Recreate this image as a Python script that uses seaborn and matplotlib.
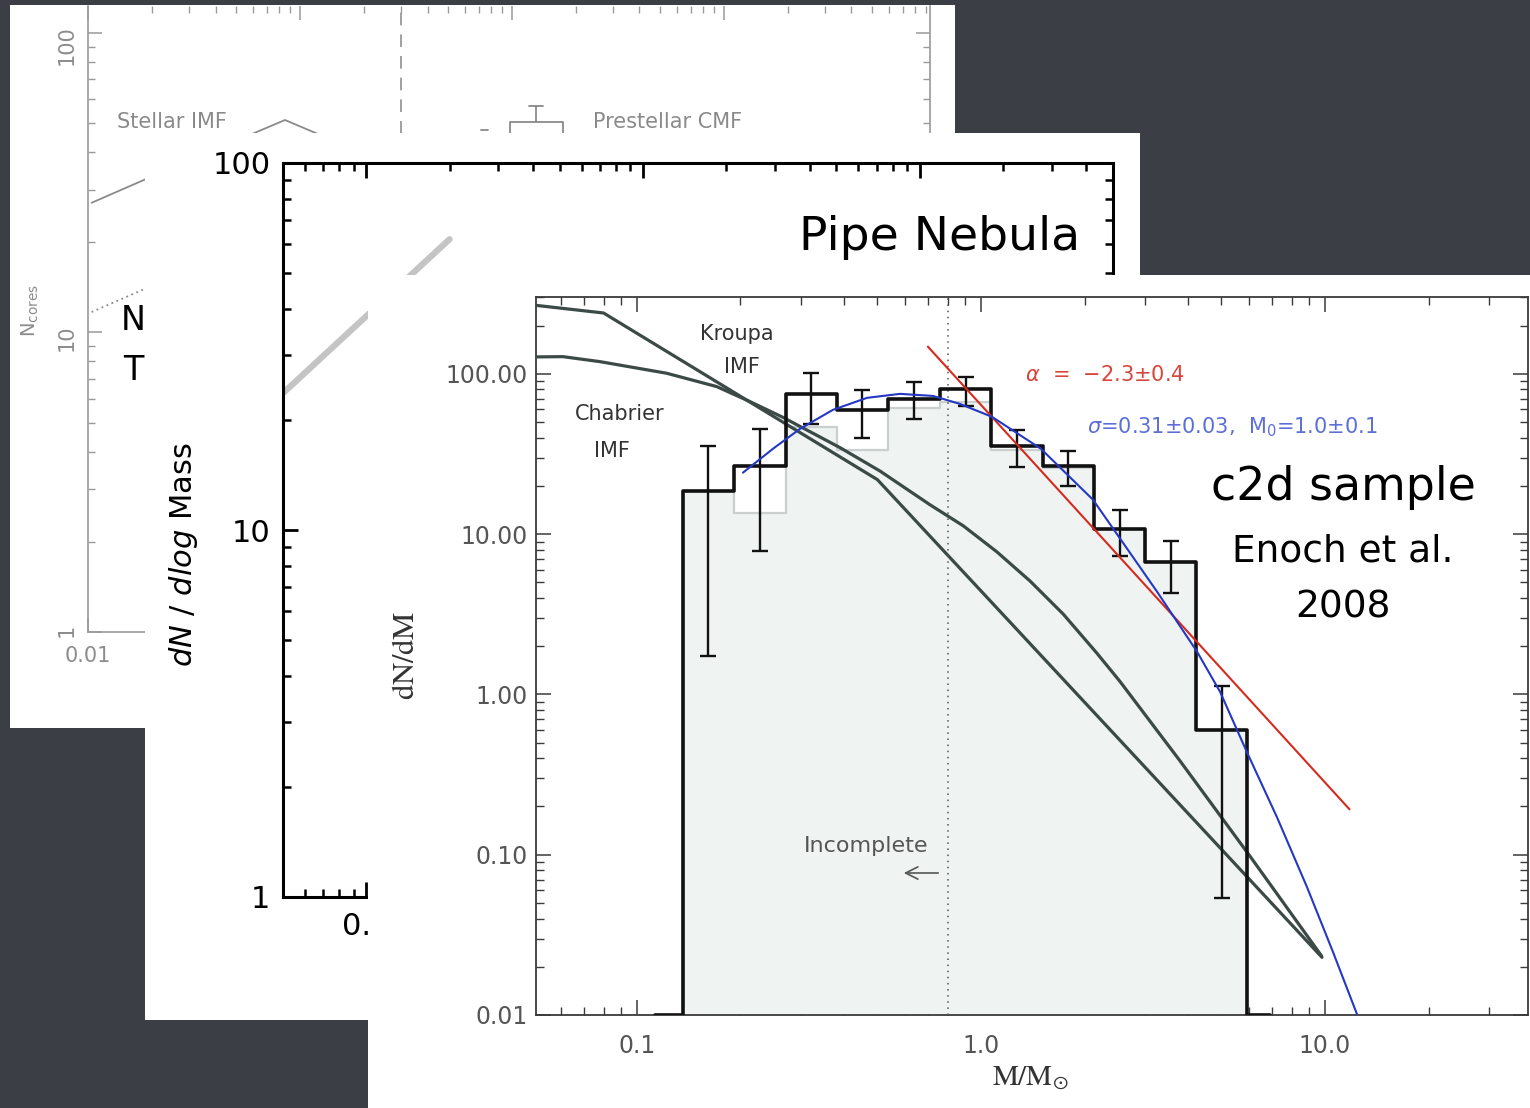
import numpy as np
import matplotlib
matplotlib.use("Agg")
import matplotlib.pyplot as plt
from matplotlib.ticker import LogLocator, NullFormatter
import seaborn as sns

sns.set_style("ticks")
plt.rcParams["font.family"] = ["DejaVu Sans"]
plt.rcParams["mathtext.fontset"] = "dejavusans"

# ---------------- data ----------------
# main panel: c2d sample (Enoch et al. 2008)
bin_edges = [0.136, 0.191, 0.271, 0.381, 0.537, 0.760, 1.07, 1.51, 2.13, 3.00, 4.22, 5.93]
c2d_counts = [18.7, 26.7, 75.0, 59.7, 70.0, 80.3, 35.6, 26.8, 10.8, 6.7, 0.60]
ref_counts = [18.7, 13.5, 46.5, 33.6, 61.1, 66.5, 33.5, 26.0, 10.8, 6.7, 0.60]
err_hi = [35.6, 45.2, 101.0, 79.5, 88.5, 96.2, 44.4, 33.1, 14.2, 9.1, 1.13]
err_lo = [1.73, 7.8, 48.5, 40.0, 52.2, 63.2, 26.1, 19.9, 7.3, 4.3, 0.054]
floor_edges = [0.113, 6.92]          # empty bins drawn on the axis floor

kroupa_m = [0.05, 0.08, 0.5, 9.8]
kroupa_v = [269.0, 240.0, 21.9, 0.0229]
chab_m = [0.0509, 0.0609, 0.0781, 0.122, 0.1705, 0.2131, 0.2657, 0.3892, 0.5085,
          0.7108, 0.8882, 1.1108, 1.3879, 1.735, 2.1695, 2.5357, 3.789, 6.053, 9.78]
chab_v = [127.7, 128.2, 119.3, 101.0, 83.4, 67.2, 53.6, 34.7, 24.8,
          15.27, 11.28, 7.78, 5.11, 3.17, 1.816, 1.205, 0.385, 0.0979, 0.0233]
lognorm_m = [0.2033, 0.2485, 0.2977, 0.3713, 0.4663, 0.5815, 0.7252, 0.869, 1.0764,
             1.494, 2.117, 3.249, 4.246, 4.953, 5.934, 7.254, 8.867, 10.55, 12.39]
lognorm_v = [24.2, 34.1, 45.4, 59.7, 70.9, 75.1, 72.9, 65.0, 54.0,
             34.1, 16.4, 4.38, 1.85, 1.04, 0.435, 0.171, 0.0627, 0.0247, 0.0101]
powerlaw_m = [0.701, 11.78]
powerlaw_v = [148.0, 0.192]
complete_mass = 0.8

# middle panel: Pipe Nebula
pipe_m = [0.05, 0.2]
pipe_v = [23.6, 62.0]

# back panel: stellar IMF vs prestellar CMF
back_m = [0.0104, 0.05]
back_solid_v = [27.1, 44.0]
back_dot_v = [11.7, 19.0]
back_split_mass = 0.3

# ---------------- layout helpers ----------------
W, H = 1530, 1108
fig = plt.figure(figsize=(W / 100, H / 100), dpi=100)
fig.patch.set_facecolor("#3b3e45")


def rect(x0, y0, x1, y1):
    return [x0 / W, 1 - y1 / H, (x1 - x0) / W, (y1 - y0) / H]


def fxy(px, py):
    return (px / W, 1 - py / H)


def panel_bg(x0, y0, x1, y1):
    a = fig.add_axes(rect(x0, y0, x1, y1))
    a.set_facecolor("white")
    a.set_xticks([])
    a.set_yticks([])
    for s in a.spines.values():
        s.set_visible(False)
    return a


def ftext(ax, px, py, s, **kw):
    x, y = fxy(px, py)
    kw.setdefault("ha", "center")
    kw.setdefault("va", "center")
    return ax.text(x, y, s, transform=fig.transFigure, **kw)


def log_minor(ax):
    for axis in (ax.xaxis, ax.yaxis):
        axis.set_minor_locator(LogLocator(base=10, subs=np.arange(2, 10), numticks=100))
        axis.set_minor_formatter(NullFormatter())


# ================= panel 1 (back) =================
panel_bg(10, 5, 955, 728)
ax1 = fig.add_axes(rect(88, 6, 930, 632))
ax1.set_xscale("log")
ax1.set_yscale("log")
ax1.set_xlim(0.01, 94)
ax1.set_ylim(1, 123)
ax1.patch.set_alpha(0)
log_minor(ax1)
g1 = "#9a9a9a"
for s in ax1.spines.values():
    s.set_color(g1)
    s.set_linewidth(1.2)
ax1.spines["top"].set_visible(False)
ax1.tick_params(which="both", direction="in", top=True, right=True, color=g1,
                labelcolor="#8c8c8c", labelsize=15)
ax1.tick_params(which="major", length=10, width=1.1)
ax1.tick_params(which="minor", length=5, width=1.0)
ax1.set_yticks([1, 10, 100], labels=["1", "10", "100"])
ax1.tick_params(axis="y", labelrotation=90, pad=8)
ax1.set_xticks([0.01, 0.1, 1, 10], labels=["0.01", "0.1", "1", "10"])
ax1.tick_params(axis="x", pad=10)
sns.lineplot(x=back_m, y=back_solid_v, ax=ax1, color="#8a8a8a", lw=1.3,
             estimator=None, sort=False)
sns.lineplot(x=back_m, y=back_dot_v, ax=ax1, color="#8a8a8a", lw=1.3,
             linestyle=(0, (1, 2)), estimator=None, sort=False)
ax1.axvline(back_split_mass, color="#999999", lw=1.3, ls=(0, (7, 5)))
ftext(ax1, 172, 122, "Stellar IMF", color="#8a8a8a", fontsize=15)
ftext(ax1, 668, 122, "Prestellar CMF", color="#8a8a8a", fontsize=15)
# legend glyphs
gx, gy = zip(*[fxy(252, 134), fxy(285, 120), fxy(318, 134)])
ax1.plot(gx, gy, transform=fig.transFigure, color="#8a8a8a", lw=1.3, clip_on=False)
bx, by = zip(*[fxy(510, 140), fxy(510, 122), fxy(563, 122), fxy(563, 140)])
ax1.plot(bx, by, transform=fig.transFigure, color="#8a8a8a", lw=1.3, clip_on=False)
ex, ey = zip(*[fxy(536, 122), fxy(536, 106)])
ax1.plot(ex, ey, transform=fig.transFigure, color="#8a8a8a", lw=1.3, clip_on=False)
cx, cy = zip(*[fxy(529, 106), fxy(543, 106)])
ax1.plot(cx, cy, transform=fig.transFigure, color="#8a8a8a", lw=1.3, clip_on=False)
dx, dy = zip(*[fxy(481, 130), fxy(488, 130)])
ax1.plot(dx, dy, transform=fig.transFigure, color="#8a8a8a", lw=1.3, clip_on=False)
ftext(ax1, 30, 310, r"N$_{\rm cores}$", color="#8c8c8c", fontsize=14, rotation=90)
ftext(ax1, 133, 320, "N", color="black", fontsize=24)
ftext(ax1, 133, 370, "T", color="black", fontsize=24)

# ================= panel 2 (Pipe Nebula) =================
panel_bg(145, 133, 1140, 1020)
ax2 = fig.add_axes(rect(283, 163, 1113, 897))
ax2.set_xscale("log")
ax2.set_yscale("log")
ax2.set_xlim(0.05, 50)
ax2.set_ylim(1, 100)
ax2.patch.set_alpha(0)
log_minor(ax2)
for s in ax2.spines.values():
    s.set_color("black")
    s.set_linewidth(2.2)
ax2.tick_params(which="both", direction="in", top=True, right=True, color="black",
                labelcolor="black", labelsize=22)
ax2.tick_params(which="major", length=11, width=2)
ax2.tick_params(which="minor", length=6, width=1.8)
ax2.set_yticks([1, 10, 100], labels=["1", "10", "100"])
ax2.set_xticks([0.1, 1, 10], labels=["0.1", "1", "10"])
ax2.tick_params(axis="y", pad=9)
ax2.tick_params(axis="x", pad=11)
sns.lineplot(x=pipe_m, y=pipe_v, ax=ax2, color="#c4c4c4", lw=4.5,
             estimator=None, sort=False)
ftext(ax2, 183, 555, r"$dN$ / $dlog$ Mass", fontsize=22, rotation=90, color="black")
ftext(ax2, 940, 238, "Pipe Nebula", fontsize=34, color="black")

# ================= panel 3 (c2d sample) =================
panel_bg(368, 275, 1530, 1108)
ax3 = fig.add_axes(rect(536, 297, 1528, 1015))
ax3.set_xscale("log")
ax3.set_yscale("log")
ymin = 0.01
ax3.set_xlim(0.0509, 38.9)
ax3.set_ylim(ymin, 302)
ax3.patch.set_alpha(0)
log_minor(ax3)
for s in ax3.spines.values():
    s.set_color("#3a3a3a")
    s.set_linewidth(1.3)
ax3.tick_params(which="both", direction="in", top=True, right=True, color="#3a3a3a",
                labelcolor="#555555", labelsize=17)
ax3.tick_params(which="major", length=11, width=1.1)
ax3.tick_params(which="minor", length=5.5, width=1.0)
ax3.set_yticks([0.01, 0.1, 1, 10, 100], labels=["0.01", "0.10", "1.00", "10.00", "100.00"])
ax3.set_xticks([0.1, 1, 10], labels=["0.1", "1.0", "10.0"])
ax3.tick_params(axis="y", pad=6)
ax3.tick_params(axis="x", pad=14)

# reference histogram (filled, light)
ref_step_v = ref_counts + [ref_counts[-1]]
ax3.fill_between(bin_edges, ref_step_v, ymin, step="post", color="#eff3f1", lw=0, zorder=1)
sns.lineplot(x=bin_edges, y=ref_step_v, ax=ax3, drawstyle="steps-post", color="#c9d0cf",
             lw=1.6, estimator=None, sort=False, zorder=2)
ax3.vlines([bin_edges[0], bin_edges[-1]], ymin, [ref_counts[0], ref_counts[-1]],
           color="#c9d0cf", lw=1.6, zorder=2)

# IMF curves
sns.lineplot(x=kroupa_m, y=kroupa_v, ax=ax3, color="#3b4a47", lw=2.3,
             estimator=None, sort=False, zorder=3)
sns.lineplot(x=chab_m, y=chab_v, ax=ax3, color="#3b4a47", lw=2.3,
             estimator=None, sort=False, zorder=3)

# c2d histogram (black steps)
step_x = [floor_edges[0]] + bin_edges + [floor_edges[1]]
step_y = [ymin] + c2d_counts + [ymin, ymin]
sns.lineplot(x=step_x, y=step_y, ax=ax3, drawstyle="steps-post", color="#111111",
             lw=2.6, estimator=None, sort=False, zorder=4)
centers = [np.sqrt(a * b) for a, b in zip(bin_edges[:-1], bin_edges[1:])]
yerr = [[c - lo for c, lo in zip(c2d_counts, err_lo)],
        [hi - c for c, hi in zip(c2d_counts, err_hi)]]
ax3.errorbar(centers, c2d_counts, yerr=yerr, fmt="none", ecolor="#111111",
             elinewidth=1.7, capsize=5.5, capthick=1.7, zorder=4)

# fits
sns.lineplot(x=powerlaw_m, y=powerlaw_v, ax=ax3, color="#d62a1e", lw=1.5,
             estimator=None, sort=False, zorder=5)
sns.lineplot(x=lognorm_m, y=lognorm_v, ax=ax3, color="#2438c4", lw=1.5,
             estimator=None, sort=False, zorder=5)

ax3.axvline(complete_mass, color="#555555", lw=1.1, ls=(0, (1, 3)), zorder=3)

# annotations
ftext(ax3, 737, 334, "Kroupa", fontsize=15, color="#333333")
ftext(ax3, 742, 367, "IMF", fontsize=15, color="#333333")
ftext(ax3, 620, 414, "Chabrier", fontsize=15, color="#333333")
ftext(ax3, 612, 451, "IMF", fontsize=15, color="#333333")
ftext(ax3, 1105, 375, r"$\alpha$  =  $-$2.3$\pm$0.4", fontsize=15, color="#d8453a")
ftext(ax3, 1232, 427, r"$\sigma$=0.31$\pm$0.03,  M$_0$=1.0$\pm$0.1", fontsize=15,
      color="#5b6fd6")
ftext(ax3, 1343, 488, "c2d sample", fontsize=33, color="black")
ftext(ax3, 1343, 551, "Enoch et al.", fontsize=27, color="black")
ftext(ax3, 1343, 607, "2008", fontsize=27, color="black")
ftext(ax3, 866, 846, "Incomplete", fontsize=16, color="#555555")
ax3.annotate("", xy=fxy(901, 873), xytext=fxy(941, 873), xycoords="figure fraction",
             textcoords="figure fraction",
             arrowprops=dict(arrowstyle="->", color="#555555", lw=1.2,
                             mutation_scale=22))
ftext(ax3, 405, 655, r"$\mathrm{dN/dM}$", fontsize=22, rotation=90, color="#333333",
      math_fontfamily="stix")
ftext(ax3, 1030, 1078, r"$\mathrm{M/M_{\odot}}$", fontsize=21, color="#333333",
      math_fontfamily="stix")

fig.savefig("out.png", dpi=100, facecolor=fig.get_facecolor())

__GOAL__
How many of the lines above hold the word "seaborn"? Give only that number.

__TASK SOLUTION__
2